_Stated task_
Locate, in the data below, the line that contains "Generate a Python" and the line that contains "return top_col[None, :]"; reproduce exactly those two lines and every line between them, nothing more.

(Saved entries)
-=-=-=-=-
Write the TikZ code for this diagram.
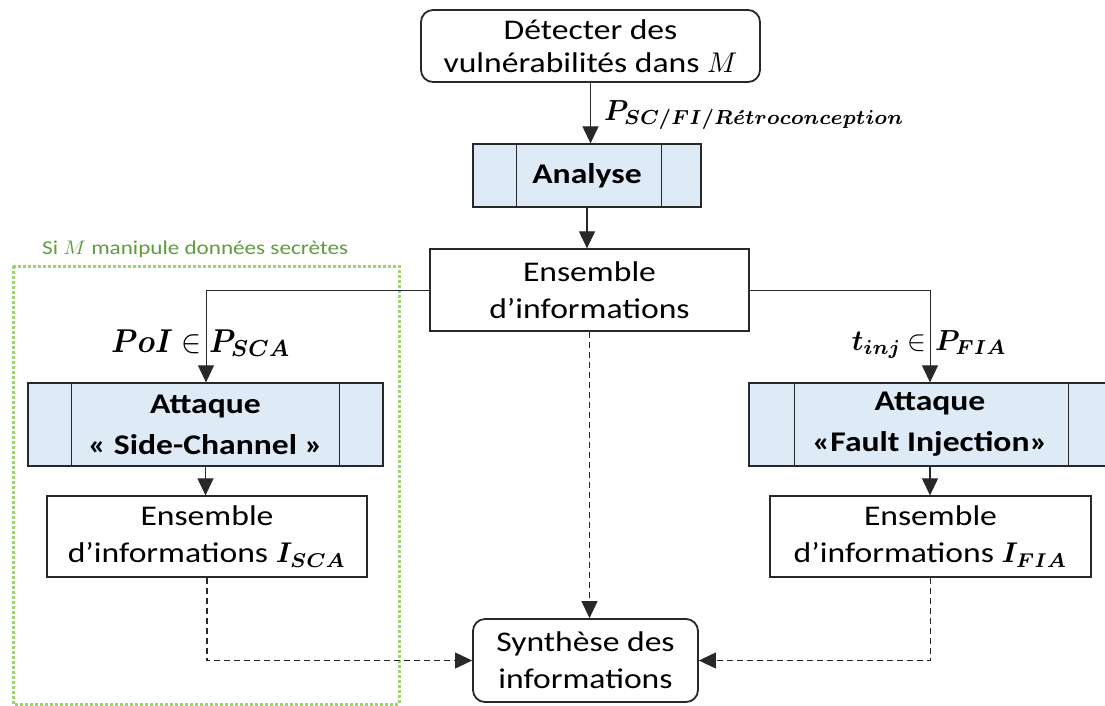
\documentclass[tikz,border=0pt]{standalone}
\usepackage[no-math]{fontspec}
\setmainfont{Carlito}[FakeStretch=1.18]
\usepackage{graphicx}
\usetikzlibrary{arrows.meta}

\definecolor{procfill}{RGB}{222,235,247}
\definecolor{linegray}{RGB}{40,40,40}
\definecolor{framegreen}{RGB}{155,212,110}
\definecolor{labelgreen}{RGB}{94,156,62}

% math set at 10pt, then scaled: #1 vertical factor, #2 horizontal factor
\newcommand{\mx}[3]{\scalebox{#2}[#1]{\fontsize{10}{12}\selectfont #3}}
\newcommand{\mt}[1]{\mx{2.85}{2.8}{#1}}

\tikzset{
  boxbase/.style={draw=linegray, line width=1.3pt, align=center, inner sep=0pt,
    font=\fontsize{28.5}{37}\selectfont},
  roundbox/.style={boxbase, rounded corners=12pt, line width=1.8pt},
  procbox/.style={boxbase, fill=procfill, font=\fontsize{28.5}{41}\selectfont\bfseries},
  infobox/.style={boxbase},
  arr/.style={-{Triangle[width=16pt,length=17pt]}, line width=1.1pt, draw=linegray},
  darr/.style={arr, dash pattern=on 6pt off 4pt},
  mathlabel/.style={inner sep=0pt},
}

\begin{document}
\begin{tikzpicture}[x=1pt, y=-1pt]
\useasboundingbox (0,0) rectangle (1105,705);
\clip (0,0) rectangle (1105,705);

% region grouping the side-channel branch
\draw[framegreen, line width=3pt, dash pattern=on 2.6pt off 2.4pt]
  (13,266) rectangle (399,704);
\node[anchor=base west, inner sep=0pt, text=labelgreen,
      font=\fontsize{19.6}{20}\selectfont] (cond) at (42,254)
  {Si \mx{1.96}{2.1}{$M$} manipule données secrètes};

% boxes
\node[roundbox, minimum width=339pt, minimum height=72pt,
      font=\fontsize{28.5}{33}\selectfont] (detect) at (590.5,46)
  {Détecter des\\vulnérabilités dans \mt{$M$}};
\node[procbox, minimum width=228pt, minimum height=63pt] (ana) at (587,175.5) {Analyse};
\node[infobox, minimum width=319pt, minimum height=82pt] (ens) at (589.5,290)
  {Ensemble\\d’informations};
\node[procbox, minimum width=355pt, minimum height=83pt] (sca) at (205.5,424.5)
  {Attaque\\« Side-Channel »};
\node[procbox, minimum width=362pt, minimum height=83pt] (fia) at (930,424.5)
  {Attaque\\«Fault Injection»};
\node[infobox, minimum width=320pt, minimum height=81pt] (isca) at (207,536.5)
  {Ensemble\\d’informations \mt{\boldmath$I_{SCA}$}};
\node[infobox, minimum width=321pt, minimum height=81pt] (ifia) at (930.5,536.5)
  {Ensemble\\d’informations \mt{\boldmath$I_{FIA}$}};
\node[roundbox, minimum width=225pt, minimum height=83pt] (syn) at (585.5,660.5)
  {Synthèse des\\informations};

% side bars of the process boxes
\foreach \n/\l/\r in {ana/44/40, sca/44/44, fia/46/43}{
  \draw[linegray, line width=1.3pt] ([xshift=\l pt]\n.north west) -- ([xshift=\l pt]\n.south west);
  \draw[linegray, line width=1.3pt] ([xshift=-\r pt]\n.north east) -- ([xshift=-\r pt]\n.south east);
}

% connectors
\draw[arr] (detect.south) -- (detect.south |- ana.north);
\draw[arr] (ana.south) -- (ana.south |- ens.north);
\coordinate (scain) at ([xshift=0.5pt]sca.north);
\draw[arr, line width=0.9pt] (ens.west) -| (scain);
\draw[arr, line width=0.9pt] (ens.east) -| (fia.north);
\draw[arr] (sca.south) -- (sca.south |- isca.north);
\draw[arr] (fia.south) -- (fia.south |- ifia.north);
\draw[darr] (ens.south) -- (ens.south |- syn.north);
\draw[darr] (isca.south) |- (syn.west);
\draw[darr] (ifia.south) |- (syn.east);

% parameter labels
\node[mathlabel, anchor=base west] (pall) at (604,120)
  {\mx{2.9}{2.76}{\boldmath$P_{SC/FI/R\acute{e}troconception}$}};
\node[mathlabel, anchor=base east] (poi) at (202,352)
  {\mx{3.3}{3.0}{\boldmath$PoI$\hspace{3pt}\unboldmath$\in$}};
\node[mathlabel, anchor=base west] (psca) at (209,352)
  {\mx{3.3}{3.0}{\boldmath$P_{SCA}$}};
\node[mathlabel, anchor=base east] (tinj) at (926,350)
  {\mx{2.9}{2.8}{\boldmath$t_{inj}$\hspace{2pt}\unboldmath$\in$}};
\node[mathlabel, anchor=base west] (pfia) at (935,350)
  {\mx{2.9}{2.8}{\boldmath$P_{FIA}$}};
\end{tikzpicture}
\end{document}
-=-=-=-=-
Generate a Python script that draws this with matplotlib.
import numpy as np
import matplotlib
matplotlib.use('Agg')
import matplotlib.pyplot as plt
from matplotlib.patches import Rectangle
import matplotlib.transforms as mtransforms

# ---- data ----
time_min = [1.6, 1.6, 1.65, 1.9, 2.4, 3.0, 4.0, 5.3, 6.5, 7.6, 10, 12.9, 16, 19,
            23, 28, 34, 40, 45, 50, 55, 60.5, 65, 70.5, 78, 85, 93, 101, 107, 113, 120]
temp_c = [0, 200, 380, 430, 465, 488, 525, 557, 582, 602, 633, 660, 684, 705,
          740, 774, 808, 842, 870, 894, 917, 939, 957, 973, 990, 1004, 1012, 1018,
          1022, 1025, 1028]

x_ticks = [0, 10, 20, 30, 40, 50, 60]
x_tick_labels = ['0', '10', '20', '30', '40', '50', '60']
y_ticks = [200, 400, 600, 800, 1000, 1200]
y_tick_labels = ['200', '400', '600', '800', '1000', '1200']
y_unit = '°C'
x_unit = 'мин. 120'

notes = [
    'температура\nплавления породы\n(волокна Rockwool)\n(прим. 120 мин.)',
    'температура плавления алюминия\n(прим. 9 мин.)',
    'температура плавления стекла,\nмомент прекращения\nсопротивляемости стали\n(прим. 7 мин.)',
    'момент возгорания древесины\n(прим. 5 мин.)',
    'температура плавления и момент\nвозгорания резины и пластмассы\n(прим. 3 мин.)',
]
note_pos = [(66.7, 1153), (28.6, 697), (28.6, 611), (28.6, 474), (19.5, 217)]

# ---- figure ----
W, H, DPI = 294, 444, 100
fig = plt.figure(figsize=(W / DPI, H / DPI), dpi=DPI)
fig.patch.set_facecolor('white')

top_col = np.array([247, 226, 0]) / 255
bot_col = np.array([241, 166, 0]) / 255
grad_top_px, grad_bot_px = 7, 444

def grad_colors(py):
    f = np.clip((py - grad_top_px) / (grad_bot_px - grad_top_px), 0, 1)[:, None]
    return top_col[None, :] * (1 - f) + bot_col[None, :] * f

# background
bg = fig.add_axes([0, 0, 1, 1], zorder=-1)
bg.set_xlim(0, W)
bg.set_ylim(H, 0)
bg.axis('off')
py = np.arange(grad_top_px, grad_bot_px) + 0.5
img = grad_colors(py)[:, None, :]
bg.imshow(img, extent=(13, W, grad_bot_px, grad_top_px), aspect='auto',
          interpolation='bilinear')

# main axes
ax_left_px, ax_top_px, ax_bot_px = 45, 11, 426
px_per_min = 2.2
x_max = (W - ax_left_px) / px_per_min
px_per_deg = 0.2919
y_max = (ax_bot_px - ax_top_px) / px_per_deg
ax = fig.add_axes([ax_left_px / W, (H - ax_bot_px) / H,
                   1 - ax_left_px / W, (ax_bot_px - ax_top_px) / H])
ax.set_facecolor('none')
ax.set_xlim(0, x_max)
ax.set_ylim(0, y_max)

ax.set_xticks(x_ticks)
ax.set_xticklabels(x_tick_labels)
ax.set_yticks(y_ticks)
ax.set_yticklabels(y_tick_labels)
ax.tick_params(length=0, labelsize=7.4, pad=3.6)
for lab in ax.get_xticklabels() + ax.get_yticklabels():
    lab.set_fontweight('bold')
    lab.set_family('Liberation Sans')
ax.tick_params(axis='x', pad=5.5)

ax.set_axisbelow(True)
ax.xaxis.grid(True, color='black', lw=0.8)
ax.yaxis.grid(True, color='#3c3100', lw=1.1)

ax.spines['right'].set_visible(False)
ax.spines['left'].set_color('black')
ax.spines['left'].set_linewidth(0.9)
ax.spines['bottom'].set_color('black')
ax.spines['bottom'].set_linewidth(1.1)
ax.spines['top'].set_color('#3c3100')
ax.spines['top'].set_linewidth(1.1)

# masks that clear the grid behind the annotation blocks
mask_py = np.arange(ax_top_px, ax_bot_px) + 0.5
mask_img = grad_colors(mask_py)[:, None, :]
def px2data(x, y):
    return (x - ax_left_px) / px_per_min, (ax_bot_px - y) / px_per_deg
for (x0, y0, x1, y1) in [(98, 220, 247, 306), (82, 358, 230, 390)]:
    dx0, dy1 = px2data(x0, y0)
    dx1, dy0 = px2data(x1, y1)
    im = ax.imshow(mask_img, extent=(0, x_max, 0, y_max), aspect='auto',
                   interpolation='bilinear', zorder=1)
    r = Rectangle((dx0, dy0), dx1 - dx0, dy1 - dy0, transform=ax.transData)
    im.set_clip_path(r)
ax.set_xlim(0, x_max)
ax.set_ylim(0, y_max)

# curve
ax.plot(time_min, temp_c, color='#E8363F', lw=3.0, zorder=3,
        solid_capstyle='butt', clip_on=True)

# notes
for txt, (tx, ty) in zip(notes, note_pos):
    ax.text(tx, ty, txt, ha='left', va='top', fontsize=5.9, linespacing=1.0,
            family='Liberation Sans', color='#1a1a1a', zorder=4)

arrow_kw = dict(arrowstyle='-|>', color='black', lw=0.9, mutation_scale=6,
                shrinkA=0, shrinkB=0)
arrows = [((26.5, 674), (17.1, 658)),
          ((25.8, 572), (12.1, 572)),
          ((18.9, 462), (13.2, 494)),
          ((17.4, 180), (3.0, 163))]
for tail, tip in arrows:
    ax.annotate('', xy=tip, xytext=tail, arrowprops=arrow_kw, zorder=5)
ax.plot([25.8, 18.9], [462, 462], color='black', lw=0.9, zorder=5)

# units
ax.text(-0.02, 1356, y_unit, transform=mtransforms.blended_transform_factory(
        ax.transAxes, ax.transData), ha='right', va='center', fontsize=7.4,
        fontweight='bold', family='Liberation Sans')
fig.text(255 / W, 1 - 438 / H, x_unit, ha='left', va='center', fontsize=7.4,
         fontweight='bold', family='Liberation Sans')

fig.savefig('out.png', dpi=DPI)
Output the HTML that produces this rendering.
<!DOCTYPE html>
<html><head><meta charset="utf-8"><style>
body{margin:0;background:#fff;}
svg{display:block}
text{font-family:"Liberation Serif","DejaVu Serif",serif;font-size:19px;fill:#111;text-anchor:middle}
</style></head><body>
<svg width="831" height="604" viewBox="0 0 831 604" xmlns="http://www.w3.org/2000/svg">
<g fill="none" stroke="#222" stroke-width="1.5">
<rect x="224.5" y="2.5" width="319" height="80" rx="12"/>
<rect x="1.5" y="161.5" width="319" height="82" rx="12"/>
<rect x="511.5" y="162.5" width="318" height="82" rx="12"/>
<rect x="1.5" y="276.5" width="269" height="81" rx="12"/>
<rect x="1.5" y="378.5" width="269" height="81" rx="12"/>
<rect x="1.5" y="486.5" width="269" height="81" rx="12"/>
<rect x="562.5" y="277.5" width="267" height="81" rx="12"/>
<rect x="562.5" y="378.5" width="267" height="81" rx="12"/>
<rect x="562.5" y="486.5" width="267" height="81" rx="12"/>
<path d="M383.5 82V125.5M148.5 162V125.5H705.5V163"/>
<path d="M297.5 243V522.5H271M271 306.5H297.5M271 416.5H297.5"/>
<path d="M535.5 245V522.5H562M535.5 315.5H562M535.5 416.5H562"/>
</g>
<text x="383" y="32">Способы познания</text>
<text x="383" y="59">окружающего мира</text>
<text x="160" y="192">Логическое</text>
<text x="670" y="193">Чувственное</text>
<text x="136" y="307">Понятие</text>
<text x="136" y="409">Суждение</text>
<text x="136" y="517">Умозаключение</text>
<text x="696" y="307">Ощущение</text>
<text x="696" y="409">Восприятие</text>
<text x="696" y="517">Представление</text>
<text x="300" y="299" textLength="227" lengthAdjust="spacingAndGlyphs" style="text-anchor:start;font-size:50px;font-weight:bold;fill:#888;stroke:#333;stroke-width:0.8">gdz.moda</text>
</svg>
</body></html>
-=-=-=-=-
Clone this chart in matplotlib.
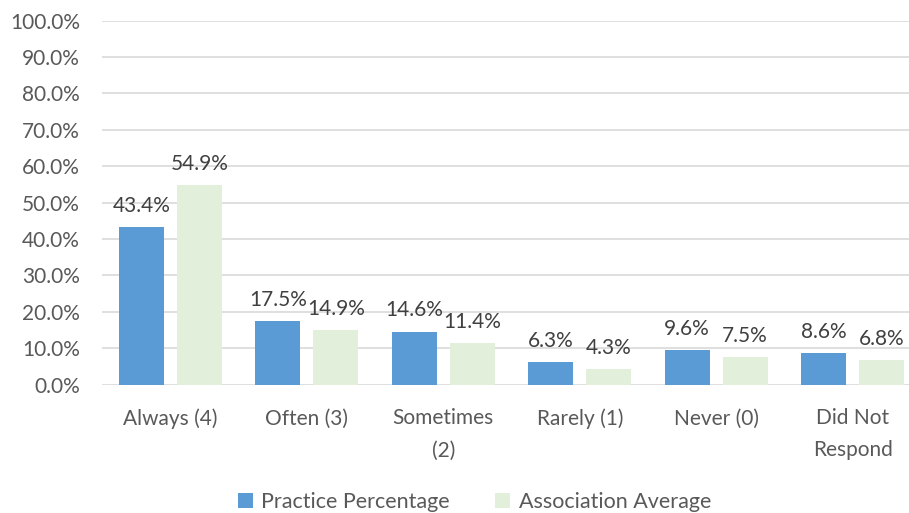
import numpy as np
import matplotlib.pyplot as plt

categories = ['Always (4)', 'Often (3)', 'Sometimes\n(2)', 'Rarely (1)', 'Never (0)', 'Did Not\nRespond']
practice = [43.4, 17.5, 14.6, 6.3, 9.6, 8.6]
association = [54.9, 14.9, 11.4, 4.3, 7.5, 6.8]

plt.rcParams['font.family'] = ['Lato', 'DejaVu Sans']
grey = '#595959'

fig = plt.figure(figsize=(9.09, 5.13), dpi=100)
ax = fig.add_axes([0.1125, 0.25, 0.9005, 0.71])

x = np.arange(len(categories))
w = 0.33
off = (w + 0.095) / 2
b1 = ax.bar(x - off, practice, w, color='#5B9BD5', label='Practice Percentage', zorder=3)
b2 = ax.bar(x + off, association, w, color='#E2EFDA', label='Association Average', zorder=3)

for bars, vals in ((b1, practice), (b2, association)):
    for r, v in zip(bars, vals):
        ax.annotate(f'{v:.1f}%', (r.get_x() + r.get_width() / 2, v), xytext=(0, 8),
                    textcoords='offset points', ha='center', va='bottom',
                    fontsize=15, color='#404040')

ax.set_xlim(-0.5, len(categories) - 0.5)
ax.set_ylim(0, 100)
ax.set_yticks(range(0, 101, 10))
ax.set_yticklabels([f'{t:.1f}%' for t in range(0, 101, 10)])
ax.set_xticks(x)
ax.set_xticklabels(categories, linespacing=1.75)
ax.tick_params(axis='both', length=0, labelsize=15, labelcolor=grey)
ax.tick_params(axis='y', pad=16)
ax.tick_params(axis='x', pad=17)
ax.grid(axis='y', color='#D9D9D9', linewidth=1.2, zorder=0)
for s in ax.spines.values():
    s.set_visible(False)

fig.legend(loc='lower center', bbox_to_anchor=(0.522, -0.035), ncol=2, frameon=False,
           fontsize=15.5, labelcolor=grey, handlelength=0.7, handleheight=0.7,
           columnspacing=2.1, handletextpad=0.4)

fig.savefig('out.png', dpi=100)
-=-=-=-=-
_Task solution_
Generate a Python script that draws this with matplotlib.
import numpy as np
import matplotlib
matplotlib.use('Agg')
import matplotlib.pyplot as plt
from matplotlib.patches import Rectangle
import matplotlib.transforms as mtransforms

# ---- data ----
time_min = [1.6, 1.6, 1.65, 1.9, 2.4, 3.0, 4.0, 5.3, 6.5, 7.6, 10, 12.9, 16, 19,
            23, 28, 34, 40, 45, 50, 55, 60.5, 65, 70.5, 78, 85, 93, 101, 107, 113, 120]
temp_c = [0, 200, 380, 430, 465, 488, 525, 557, 582, 602, 633, 660, 684, 705,
          740, 774, 808, 842, 870, 894, 917, 939, 957, 973, 990, 1004, 1012, 1018,
          1022, 1025, 1028]

x_ticks = [0, 10, 20, 30, 40, 50, 60]
x_tick_labels = ['0', '10', '20', '30', '40', '50', '60']
y_ticks = [200, 400, 600, 800, 1000, 1200]
y_tick_labels = ['200', '400', '600', '800', '1000', '1200']
y_unit = '°C'
x_unit = 'мин. 120'

notes = [
    'температура\nплавления породы\n(волокна Rockwool)\n(прим. 120 мин.)',
    'температура плавления алюминия\n(прим. 9 мин.)',
    'температура плавления стекла,\nмомент прекращения\nсопротивляемости стали\n(прим. 7 мин.)',
    'момент возгорания древесины\n(прим. 5 мин.)',
    'температура плавления и момент\nвозгорания резины и пластмассы\n(прим. 3 мин.)',
]
note_pos = [(66.7, 1153), (28.6, 697), (28.6, 611), (28.6, 474), (19.5, 217)]

# ---- figure ----
W, H, DPI = 294, 444, 100
fig = plt.figure(figsize=(W / DPI, H / DPI), dpi=DPI)
fig.patch.set_facecolor('white')

top_col = np.array([247, 226, 0]) / 255
bot_col = np.array([241, 166, 0]) / 255
grad_top_px, grad_bot_px = 7, 444

def grad_colors(py):
    f = np.clip((py - grad_top_px) / (grad_bot_px - grad_top_px), 0, 1)[:, None]
    return top_col[None, :] * (1 - f) + bot_col[None, :] * f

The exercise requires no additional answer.